To help nudge you in the right direction, consider the concept of push/pull marketing, at least how I see it as it pertains to a creative venture. Pushing your offering onto an unsuspecting network only works if the viewer takes the bait and reaches out to you. There’s no engagement; it’s simply guesswork about which tactic will land in a willing party’s lap. You’re going for volume and you’re hoping for the best. On the other hand, pulling is an action that is customer-initiated as a result of you connecting with the right people, at the right time, in a manner that meets their individual needs. Demand may be scarce but it’s there, and you know it because your level of engagement is high. Defining your target market right down to the companies and the people you want to serve and then taking the kinds of risks that excite you, both creatively and personally, will put you in a position to be noticed.

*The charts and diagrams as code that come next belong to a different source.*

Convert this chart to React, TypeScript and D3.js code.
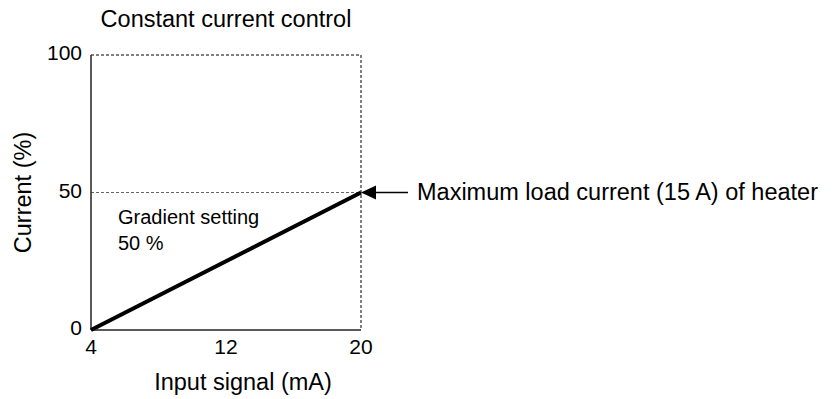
import React, { useEffect, useRef } from "react";
import * as d3 from "d3";

const xTicks = [4, 12, 20];
const yTicks = [0, 50, 100];
const signal = [4, 20];
const current = [0, 50];
const title = "Constant current control";
const xLabel = "Input signal (mA)";
const yLabel = "Current (%)";
const noteLines = ["Gradient setting", "50 %"];
const maxNote = "Maximum load current (15 A) of heater";

export default function App() {
  const ref = useRef<SVGSVGElement | null>(null);

  useEffect(() => {
    const node = ref.current;
    if (!node) return;
    const svg = d3.select(node);
    svg.selectAll("*").remove();

    const font = "'Liberation Sans', Arial, sans-serif";
    const x = d3.scaleLinear().domain([4, 20]).range([91, 361]);
    const y = d3.scaleLinear().domain([0, 100]).range([330, 55]);

    // dashed frame + guide at 50 %
    const dash = svg.append("g").attr("stroke", "#000").attr("stroke-width", 1).attr("stroke-dasharray", "3,2").attr("fill", "none");
    dash.append("line").attr("x1", x(4)).attr("x2", x(20)).attr("y1", y(100)).attr("y2", y(100));
    dash.append("line").attr("x1", x(20)).attr("x2", x(20)).attr("y1", y(100)).attr("y2", y(0));
    dash.append("line").attr("x1", x(4)).attr("x2", x(20)).attr("y1", y(50)).attr("y2", y(50)).attr("stroke", "#666");

    // solid axes
    svg.append("line").attr("x1", x(4)).attr("x2", x(4)).attr("y1", y(100)).attr("y2", y(0)).attr("stroke", "#222").attr("stroke-width", 1.5);
    svg.append("line").attr("x1", x(4)).attr("x2", x(20)).attr("y1", y(0)).attr("y2", y(0)).attr("stroke", "#222").attr("stroke-width", 1.5);

    svg.append("g").selectAll("text").data(yTicks).enter().append("text")
      .attr("x", x(4) - 9).attr("y", (d) => y(d)).attr("dy", "0.25em")
      .attr("text-anchor", "end").attr("font-size", 21).attr("font-family", font).text((d) => d);

    svg.append("g").selectAll("text").data(xTicks).enter().append("text")
      .attr("x", (d) => x(d)).attr("y", y(0) + 24)
      .attr("text-anchor", "middle").attr("font-size", 21).attr("font-family", font).text((d) => d);

    const line = d3.line<number>().x((d) => x(d)).y((_, i) => y(current[i]));
    svg.append("path").datum(signal).attr("d", line).attr("fill", "none").attr("stroke", "#000").attr("stroke-width", 4);

    // arrow to the 50 % point
    const tipX = x(20), tipY = y(50);
    svg.append("path").attr("d", `M${tipX},${tipY} L${tipX + 15},${tipY - 7} L${tipX + 15},${tipY + 7} Z`).attr("fill", "#000");
    svg.append("line").attr("x1", tipX + 15).attr("x2", tipX + 47).attr("y1", tipY).attr("y2", tipY).attr("stroke", "#000").attr("stroke-width", 1.5);
    svg.append("text").attr("x", tipX + 56).attr("y", tipY).attr("dy", "0.3em")
      .attr("font-size", 23.5).attr("font-family", font).text(maxNote);

    svg.append("g").selectAll("text").data(noteLines).enter().append("text")
      .attr("x", 118).attr("y", (_, i) => 224 + i * 26)
      .attr("font-size", 20).attr("font-family", font).text((d) => d);

    svg.append("text").attr("x", x(12)).attr("y", 27).attr("text-anchor", "middle")
      .attr("font-size", 23.5).attr("font-family", font).text(title);
    svg.append("text").attr("x", x(12) + 17).attr("y", 390).attr("text-anchor", "middle")
      .attr("font-size", 23.5).attr("font-family", font).text(xLabel);
    svg.append("text").attr("transform", `translate(31,${y(50)}) rotate(-90)`).attr("text-anchor", "middle")
      .attr("font-size", 23.5).attr("font-family", font).text(yLabel);
  }, []);

  return (
    <svg ref={ref} width={839} height={399} style={{ position: "absolute", left: 0, top: 0, background: "#fff" }} />
  );
}
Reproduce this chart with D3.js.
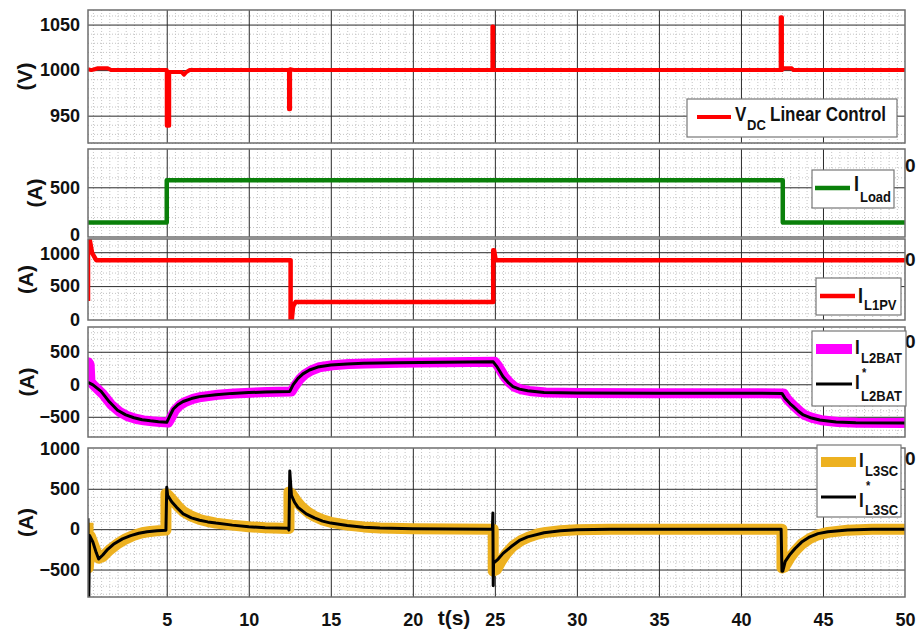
<!DOCTYPE html>
<html><head><meta charset="utf-8">
<script src="https://cdn.jsdelivr.net/npm/d3@7"></script>
<style>
body{margin:0;background:#fff}
text{font-family:"Liberation Sans",Arial,sans-serif;font-weight:bold;fill:#111}
</style>
</head><body><svg id="c" width="924" height="633"></svg>
<script>
// ---------------- DATA ----------------
const xTicks = [5,10,15,20,25,30,35,40,45,50];
const xTitle = "t(s)";

const yTicks1 = [950,1000,1050];
const yTicks2 = [0,500];
const yTicks3 = [0,500,1000];
const yTicks4 = [-500,0,500];
const yTicks5 = [-500,0,500,1000];

// DC bus voltage (V)
const vdcT = [0.2,0.4,0.6,0.8,1.0,1.4,1.6,5.0,5.0,5.15,5.15,5.6,5.9,6.05,6.2,6.4,12.45,12.45,12.52,12.52,12.8,24.85,24.85,24.9,24.9,42.42,42.42,42.5,42.5,42.6,43.1,43.2,50];
const vdcV = [1001,1000,1001,1002,1002,1002,1000,1000,939,939,998,998,998,995,998,1000,1000,957,957,1001,1000,1000,1048,1048,1000,1000,1058,1058,1000,1002,1002,1000,1000];

// Load current (A)
const iLoadT = [0.2,5.0,5.0,42.55,42.55,50];
const iLoadV = [145,145,570,570,145,145];

// PV inductor current (A)
const iPvT = [0.2,0.2,0.3,0.45,0.7,12.55,12.55,12.62,12.7,12.85,24.9,24.9,24.95,25.05,50];
const iPvV = [280,1190,1190,990,882,882,0,0,200,265,265,1030,1030,882,882];

// Battery inductor current (A) - measured
const iBatT = [0.2,0.22,0.3,0.35,0.6,1.1,1.6,2.1,2.6,3.1,3.6,4.1,4.6,5.1,5.3,5.5,5.8,6.1,6.6,7.1,8.1,9.1,10.1,11.1,12.6,12.8,13.1,13.4,13.8,14.3,15.1,16.1,17.1,19.1,25.0,25.2,25.4,25.6,25.9,26.2,26.6,27.1,28.1,30.1,35,42.6,42.8,43.1,43.3,43.6,43.9,44.4,44.9,45.9,47.1,50];
const iBatV = [150,340,300,40,-30,-150,-310,-420,-490,-530,-555,-570,-580,-590,-500,-400,-320,-275,-225,-195,-162,-142,-130,-120,-112,-30,75,150,212,262,293,312,321,330,345,280,195,112,25,-40,-78,-102,-126,-135,-138,-140,-222,-302,-350,-418,-475,-522,-552,-580,-592,-595];
// Battery current reference (A)
const iBatRefT = [0.2,0.5,1.0,1.5,2.0,2.5,3.0,3.5,4.0,4.5,5.0,5.2,5.4,5.7,6.0,6.5,7.0,8.0,9.0,10.0,11.0,12.5,12.7,13.0,13.3,13.7,14.2,15.0,16.0,17.0,19.0,24.9,25.1,25.3,25.5,25.8,26.1,26.5,27.0,28.0,30,35,42.5,42.7,43.0,43.2,43.5,43.8,44.3,44.8,45.8,47,50];
const iBatRefV = [30,-10,-110,-270,-400,-470,-515,-545,-562,-575,-585,-480,-380,-310,-265,-220,-190,-160,-140,-128,-118,-110,-10,90,160,220,265,295,313,322,330,345,280,200,117,30,-37,-75,-100,-125,-135,-138,-140,-220,-300,-345,-415,-472,-520,-550,-580,-592,-595];

// Supercapacitor inductor current (A) - measured
const iScT = [0.2,0.22,0.35,0.55,0.85,1.1,1.5,2.0,2.5,3.0,3.5,4.0,4.5,4.95,4.95,5.1,5.4,5.7,6.0,6.5,7.0,7.5,8,9,10,11,12.45,12.45,12.6,12.9,13.2,13.6,14,14.5,15,16,17,18,20,24.9,24.9,25.1,25.4,25.7,26.1,26.6,27.1,27.6,28.1,29,30,32,42.5,42.5,42.65,43,43.3,43.7,44.2,44.7,45.3,46.5,48,50];
const iScV = [80,-480,-90,-200,-360,-340,-260,-180,-120,-75,-45,-28,-18,-12,440,420,350,280,220,160,120,95,75,50,30,18,8,460,440,350,280,210,160,115,85,50,28,15,5,0,-520,-500,-390,-300,-210,-140,-95,-60,-40,-20,-8,0,0,-480,-470,-350,-270,-185,-115,-70,-40,-12,0,0];
// Supercapacitor current reference (A)
const iScRefT = [0.2,0.2,0.25,0.3,0.5,0.7,0.85,1.1,1.4,1.8,2.3,2.8,3.3,3.8,4.4,4.95,5.0,5.05,5.3,5.6,6.0,6.5,7.0,7.5,8.0,9.0,10.0,11.0,12.4,12.45,12.5,12.6,12.8,13.0,13.5,14.0,14.5,15.0,16.0,17.0,18.0,20.0,24.85,24.88,24.9,24.92,25.2,25.5,26.0,26.5,27.0,28.0,29.0,30.0,32.0,42.45,42.5,42.55,42.7,43.0,43.3,43.7,44.2,44.7,45.3,46.5,48,50];
const iScRefV = [135,-840,-840,-80,-160,-290,-370,-320,-250,-180,-120,-80,-50,-32,-20,-12,520,420,340,270,190,140,110,90,75,50,30,18,10,-10,720,420,330,270,190,140,100,75,45,25,15,5,0,200,-700,-420,-370,-300,-215,-140,-95,-45,-20,-8,0,0,-520,-520,-400,-310,-240,-160,-95,-55,-33,-10,0,0];

// ---------------- DRAWING ----------------
const svg = d3.select("#c");
const X0 = 88, X1 = 905;
const x = d3.scaleLinear().domain([0.2, 50]).range([X0, X1]);
const zip = (t, v) => t.map((d, i) => [d, v[i]]);
const FONT = '"Liberation Sans",Arial,sans-serif';

const minorX = d3.range(0.5, 50, 0.5).filter(d => d % 5 !== 0);
const majorX = [5,10,15,20,25,30,35,40,45];

const panels = [
  {top:10, bottom:143, domain:[920,1066], ticks:yTicks1, minor:10, title:"(V)", tx:25,
   series:[{t:vdcT, v:vdcV, c:"#ff0000", w:4}]},
  {top:149, bottom:237, domain:[0,885], ticks:yTicks2, minor:100, title:"(A)", tx:35,
   series:[{t:iLoadT, v:iLoadV, c:"#0a800a", w:4.5}]},
  {top:239, bottom:320, domain:[0,1195], ticks:yTicks3, minor:100, title:"(A)", tx:26,
   series:[{t:iPvT, v:iPvV, c:"#ff0000", w:4.5}]},
  {top:327, bottom:437, domain:[-811,881], ticks:yTicks4, minor:100, title:"(A)", tx:27,
   series:[{t:iBatT, v:iBatV, c:"#ff00ff", w:10}, {t:iBatRefT, v:iBatRefV, c:"#000", w:3}]},
  {top:448, bottom:597, domain:[-840,1005], ticks:yTicks5, minor:100, title:"(A)", tx:26,
   series:[{t:iScT, v:iScV, c:"#edb120", w:11}, {t:iScRefT, v:iScRefV, c:"#000", w:3}]}
];

panels.forEach((p, i) => {
  const y = d3.scaleLinear().domain(p.domain).range([p.bottom, p.top]);
  const h = p.bottom - p.top;
  const g = svg.append("g");
  g.append("rect").attr("x", X0).attr("y", p.top).attr("width", X1 - X0).attr("height", h).attr("fill", "#fff");

  const minorY = d3.range(Math.ceil(p.domain[0] / p.minor) * p.minor, p.domain[1], p.minor)
    .filter(d => !p.ticks.includes(d));

  const styleMinor = a => { a.select(".domain").remove(); a.selectAll("line").attr("stroke", "#c4c4c4").attr("stroke-dasharray", "1,2"); };
  const styleMajor = a => { a.select(".domain").remove(); a.selectAll("line").attr("stroke", "#2a2a2a").attr("stroke-width", 1); };
  g.append("g").attr("transform", `translate(0,${p.bottom})`)
    .call(d3.axisBottom(x).tickValues(minorX).tickSize(-h).tickFormat("")).call(styleMinor);
  g.append("g").attr("transform", `translate(${X0},0)`)
    .call(d3.axisLeft(y).tickValues(minorY).tickSize(-(X1 - X0)).tickFormat("")).call(styleMinor);
  g.append("g").attr("transform", `translate(0,${p.bottom})`)
    .call(d3.axisBottom(x).tickValues(majorX).tickSize(-h).tickFormat("")).call(styleMajor);
  g.append("g").attr("transform", `translate(${X0},0)`)
    .call(d3.axisLeft(y).tickValues(p.ticks.filter(d => y(d) > p.top + 1 && y(d) < p.bottom - 1)).tickSize(-(X1 - X0)).tickFormat(""))
    .call(styleMajor);

  const cid = "clip" + i;
  svg.append("clipPath").attr("id", cid).append("rect")
    .attr("x", X0).attr("y", p.top).attr("width", X1 - X0).attr("height", h);
  const line = d3.line().x(d => x(d[0])).y(d => y(d[1]));
  p.series.forEach(s => {
    g.append("path").attr("clip-path", `url(#${cid})`)
      .datum(zip(s.t, s.v)).attr("d", line)
      .attr("fill", "none").attr("stroke", s.c).attr("stroke-width", s.w)
      .attr("stroke-linejoin", "round").attr("stroke-linecap", "butt");
  });

  g.append("rect").attr("x", X0).attr("y", p.top).attr("width", X1 - X0).attr("height", h)
    .attr("fill", "none").attr("stroke", "#6e6e6e").attr("stroke-width", 1.5);

  g.append("g").attr("transform", `translate(${X0},0)`)
    .call(d3.axisLeft(y).tickValues(p.ticks).tickSize(0).tickPadding(8).tickFormat(d3.format("d")))
    .call(a => { a.select(".domain").remove();
      a.selectAll("text").attr("font-size", 18).attr("fill", "#111")
       .attr("font-family", FONT).attr("font-weight", "bold"); });

  g.append("text").attr("transform", `translate(${p.tx + 7},${(p.top + p.bottom) / 2}) rotate(-90)`)
    .attr("text-anchor", "middle").attr("font-size", 21).text(p.title);
  p.g = g;
});

// nudge the touching labels between panels 2 and 3 apart slightly
panels[1].g.selectAll(".tick text").filter(d => d === 0).attr("dy", "0.18em");
panels[2].g.selectAll(".tick text").filter(d => d === 1000).attr("dy", "0.42em");

// x tick labels on bottom panel
const pb = panels[4];
svg.append("g").attr("transform", `translate(0,${pb.bottom})`)
  .call(d3.axisBottom(x).tickValues(xTicks).tickSize(0).tickFormat(d3.format("d")))
  .call(a => { a.select(".domain").remove();
    a.selectAll("text").attr("y", 29).attr("dy", 0).attr("font-size", 18).attr("fill", "#111")
     .attr("font-family", FONT).attr("font-weight", "bold"); });
svg.append("text").attr("x", 454).attr("y", 625).attr("text-anchor", "middle")
  .attr("font-size", 21).text(xTitle);

// stray right-edge "0" labels
[171.5, 266, 348, 465].forEach(yy => {
  svg.append("text").attr("x", 905).attr("y", yy).attr("font-size", 19).text("0");
});

// ---------------- LEGENDS ----------------
function legend(box, items) {
  const g = svg.append("g");
  g.append("rect").attr("x", box[0]).attr("y", box[1]).attr("width", box[2] - box[0]).attr("height", box[3] - box[1])
    .attr("fill", "#fff").attr("stroke", "#777").attr("stroke-width", 1.2);
  items.forEach(it => {
    g.append("line").attr("x1", it.x0).attr("x2", it.x1).attr("y1", it.y).attr("y2", it.y)
      .attr("stroke", it.c).attr("stroke-width", it.w);
    it.texts.forEach(tx => {
      g.append("text").attr("transform", `translate(${tx[0]},${tx[1]}) scale(1,1.18)`)
        .attr("font-size", tx[3]).text(tx[2]);
    });
  });
}
legend([687, 99, 897, 137], [{x0:697, x1:731, y:117, c:"#ff0000", w:4,
  texts:[[735,121,"V",17],[747,130,"DC",13],[770,121,"Linear Control",17]]}]);
legend([812, 170, 894, 208], [{x0:815, x1:850, y:188, c:"#0a800a", w:4.5,
  texts:[[854,191,"I",18],[860,202,"Load",13]]}]);
legend([816, 278, 901, 315], [{x0:820, x1:855, y:296, c:"#ff0000", w:4.5,
  texts:[[858,303,"I",18],[864,310,"L1PV",13]]}]);
legend([812, 331, 906, 406], [
  {x0:816, x1:852, y:349, c:"#ff00ff", w:10, texts:[[855,354,"I",17],[861,363,"L2BAT",13]]},
  {x0:816, x1:852, y:384, c:"#000", w:3, texts:[[855,389,"I",17],[862,377,"*",11],[861,401,"L2BAT",13]]}
]);
legend([817, 445, 901, 517], [
  {x0:821, x1:856, y:462, c:"#edb120", w:10, texts:[[859,467,"I",17],[865,476,"L3SC",13]]},
  {x0:821, x1:856, y:497, c:"#000", w:3, texts:[[859,507,"I",17],[866,490,"*",11],[865,515,"L3SC",13]]}
]);
</script>
</body></html>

That’s the kind of foundation you can build on. Survival of the fittest has less to do with marketing wizardry and more to do with looking good while making valiant attempts at activities and ideas that convey who you are, what you do, and why you do it.
Scott Stratten, in his book UnMarketing: Stop Marketing. Start Engaging. (Wiley, 2010) reminds us that we need to market in a way we can stand behind. “We’ve been taught to market to others in ways we hate being marketed to (cold-calling, flyers, ads, etc.),” Stratten writes. “So why do we still keep trying the same stale marketing moves?”
Business owners who promote themselves through the very methods they detest convey an attitude of desperation. Marketing efforts that employ means that don’t connect with you will fail at connecting with those you’re eager to reach. It’s a matter of authenticity; it’s off-brand because you are your brand, and as an independent business owner your marketing efforts must reflect your talent, expertise, passions, and ability to deliver on a promise. If “push-marketing” isn’t your style, don’t use it; creatives should never apply marketing strategies that contrast with the character of the person behind the creative work. If you judge the marketing ploys of your competition as cheap stunts, don't use them. Put the same critical eye to your own efforts to ensure they’re producing high levels of engagement; if they’re not, it’s time to hit the reset button.
Leverage your bravery and confidence and rely on your ideation and influences. Put more energy into being more attractive to watch, cheer on, support, brag about, and engage with. Let your creative mix shine.